EU foreign policy chief Federica Mogherini (L) at a media conference with PM Benjamin Netanyahu in Jerusalem November 7, 2014.
Israel on Sunday stepped up its battle with the EU over its decision to label products from the settlements, with Prime Minister Benjamin Netanyahu suspending diplomatic contacts regarding the Middle East peace process pending completion of a “reassessment” by the Foreign Ministry of the EU's role in that process.
According to a Foreign Ministry statement, Israel will continue to have diplomatic contacts with individual EU countries – such as Germany, Britain and France – but not with EU institutions. Netanyahu is scheduled to meet with French President François Hollande and new Polish Prime Minister Beata Szydło in Paris on Monday.
The Foreign Ministry spokesman did not provide details of any other practical consequences stemming from the decision, such as whether this would mean that Netanyahu would not meet with EU foreign policy chief Federica Mogherini on issues pertaining to the Palestinians. The decision comes at a time when there is very little movement in the diplomatic process with the Palestinian Authority.
The EU, meanwhile, had no immediate response, with one EU official saying that the organization is first trying to understand the implications of the statement.

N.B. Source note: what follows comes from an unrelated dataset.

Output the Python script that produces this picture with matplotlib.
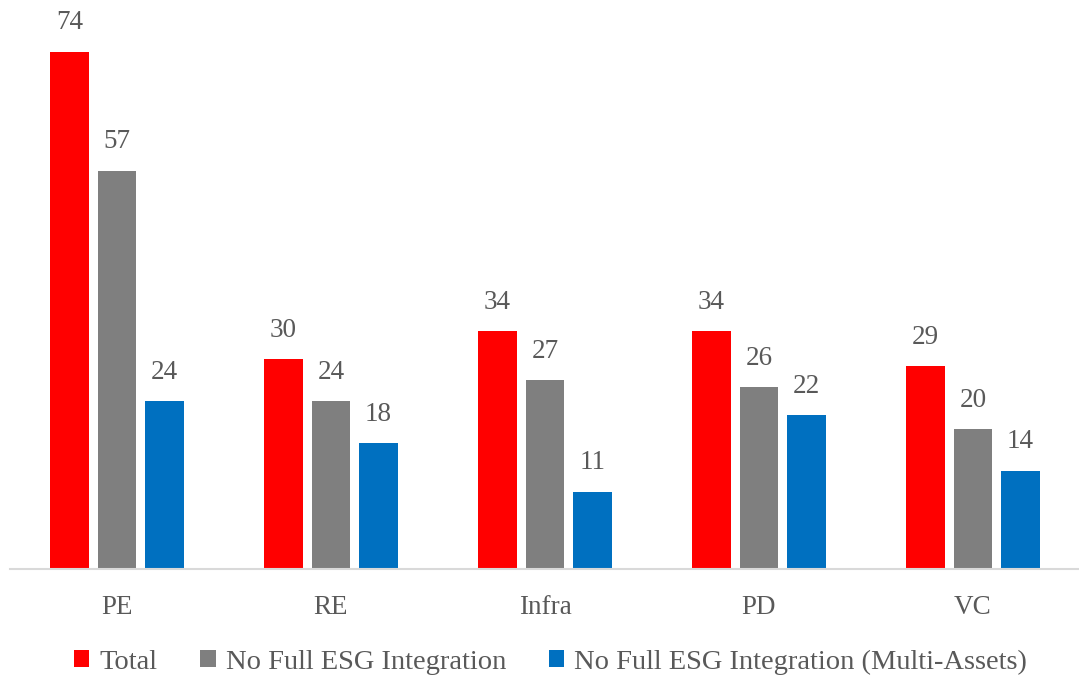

Soon after the EU decided earlier this month to label products from the settlements, Jerusalem decided to suspend diplomatic dialogue with the EU for a few weeks to strongly protest Brussel’s decision.
The EU has consistently downplayed the impact of the guidelines, saying it was only a “technical matter.” An EU commission spokesman said earlier this month the labeling would simply “ensure the uniform application of the rules concerning the indication of origin of Israeli settlement products. The aim is to ensure effective implementation of existing EU legislation.”
The guidelines provide member states with legal instructions as to the placement of consumer labels on products from the West Bank, east Jerusalem and the Golan Heights to inform European consumers that they are not “made in Israel.”
The move infuriated Jerusalem, which said it paves the way to a boycott of Israeli products.
At the recent Jerusalem Post Diplomatic Conference in Jerusalem, Netanyahu blasted the EU’s decision, calling it “absolutely absurd and morally abhorrent, because on the soil of Europe within living memory, Jewish products were labeled, Jewish stores were labeled.”
EU Ambassador to Israel Lars Faaborg-Andersen hit back at the conference against any comparisons with Nazi boycotts of Jewish businesses, saying this was a “distortion of history and belittlement of the crimes of the Nazis, and the memory of their victims.”
Faaborg-Andersen unequivocally refuted claims that the settlement labeling was tantamount to a boycott of Israeli products.
“Talk of a European boycott just does not stand up to a reality check. Let me say loud and clear: Europe is not boycotting Israel, and Europe is not boycotting settlements,” he said.